The 15-Minute Strategy to Tackling Your “Someday” Projects
Have you ever had a task that was simple, but gargantuan? It’s going to take hours. Days. Weeks.
So you keep putting it off.
But it hangs over you like a dark cloud.
The story you tell yourself is that you’re not capable, you’re not good enough, you don’t care enough.
So whatever it is, it stays undone, or in disarray, a reminder of your failure.
Yes? That’s happened to you?
Now let me tell you a little story.
I’m a person who loves physical magazines. (Yes, seriously, in 2023.) I have several magazine subscriptions. Mostly food or cooking-related. When I check the mail, and there’s a magazine in there, instead of just bills and junk, it’s a little dopamine hit. I have a little something to look forward to later. I’ll savor it.
Anyway, I’ve been getting food magazines for 20+ years. And I like to clip the recipes that look good. For years, I stored these recipes in a physical accordion file, filed by type. Meat, Fish, Pasta, Breakfast, Dessert, etc.. (I promise, I’m not a luddite!)

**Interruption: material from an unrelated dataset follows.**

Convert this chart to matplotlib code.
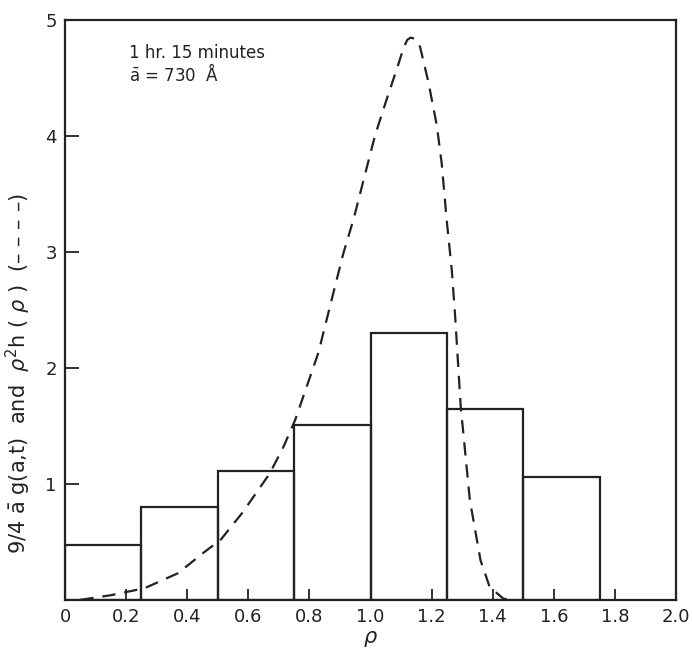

But, I realized many years into this that because everything else has gone digital in the intervening years, I was never actually referencing this treasure trove of recipes I’d been painstakingly clipping for years because it wasn’t searchable. I’d been doing a pointless task.
And I didn’t want my work to be in vain. And I actually wanted to try some of these recipes.
So I knew what I had to do.
I had to digitize them. I had to make them searchable. I, essentially, had to make them accessible through my phone.
But, let me remind you, this was 20 years of recipes. So let’s do the math. Let’s say, conservatively, I have 3 monthly magazine subscriptions and I clip an average of 5 recipes from each one.
That’s 3600 recipes to digitize!
(I literally never did that math until right now and I’m glad I didn’t because this project would have been even more daunting.)
In any case, I kept putting it off because:
It didn’t seem that important and
It was going to take A LONG TIME to digitize those recipes.
And every month, I’d clip more recipes, making the problem worse.
So I finally decided to do something about it.
But I didn’t block off a whole bunch of time and do it at once.
Instead, I told myself I was willing to commit 15 minutes a week to this project, for as long as it took to complete.
So every Sunday, for the better part of a year, I put on a podcast and started scanning. I did at least 15 minutes a week, but sometimes more if it was a really good podcast, or I was really into an audiobook.
And you know what, I’m proud to say I no longer have that accordion file and all my recipes are digitized.
And now, while I still get those magazines, recipes I want go straight to digital, no intermediary storage step.
And here’s the point.
It’s not now or never. It’s not all or nothing.
There are many, many things in life we can tackle just a little bit at a time.
Want a few other examples?
One of my clients wanted to refold all the clothes in his closet the Marie Kondo way.
(Side note: I’m also a big fan of this method as it’s efficient in terms of space and makes it easy to see and access all your clothes.)
But it was a big task. Instead of tackling it all at once, he did it little by little, as the clean clothes came back to the closet from the laundry. It took a few weeks. But now it’s easy to maintain.
One of my clients wanted to rid her phone of no-longer-needed screenshots or random throwaway photos.
But there are THOUSANDS on her phone.
So instead of waiting for when she’ll “have the time” to tackle this project, she decided to do 5 minutes a day, and take it one month at a time.
So, today, she’ll take 5 minutes to rid September 2023 of unnecessary files. And tomorrow, she’ll do October, and so on. She doesn’t have to do it all at once to make progress. And 5 minutes a day can easily fit into the life of this busy working mom.
Sure it might be a few months till it’s all done. But it’ll get done.
Decluttering! When my kids were little, we had SO MUCH STUFF in our house.
I didn’t buy most it it. When you have small kids, somehow, the stuff in your house just multiplies. It came in as gifts, as hand-me-downs, as birthday party favors, etc.
And so, I decided that I wanted to declutter my house and get rid of all the crap. But let’s remember, I had small kids (3 and 5 at the time), and a full-time job (at an office, with a commute (ahh, the horror!). So I didn’t have TIME to declutter in one go.
What I decided to do instead was to get rid of 5 things a day. They could be tiny (a broken pen cap) or large (a piece of furniture), but it was 5 things a day.
And it took about 9 months of this before I got to the point that I couldn’t find anything else to get rid of. It was a low-effort, high-ROI decluttering method. And it didn’t happen all at once. It happened little by little. But now it’s done.
And after that experience, I was committed to never letting it get that bad again. And so I have a maintenance system now. I have a blue plastic tub outside my front door. Whenever I see something in the house that we don’t need anymore (and that’s not broken, as that stuff goes immediately in the trash) I drop it in the bin. When the bin is full, I take it to Goodwill.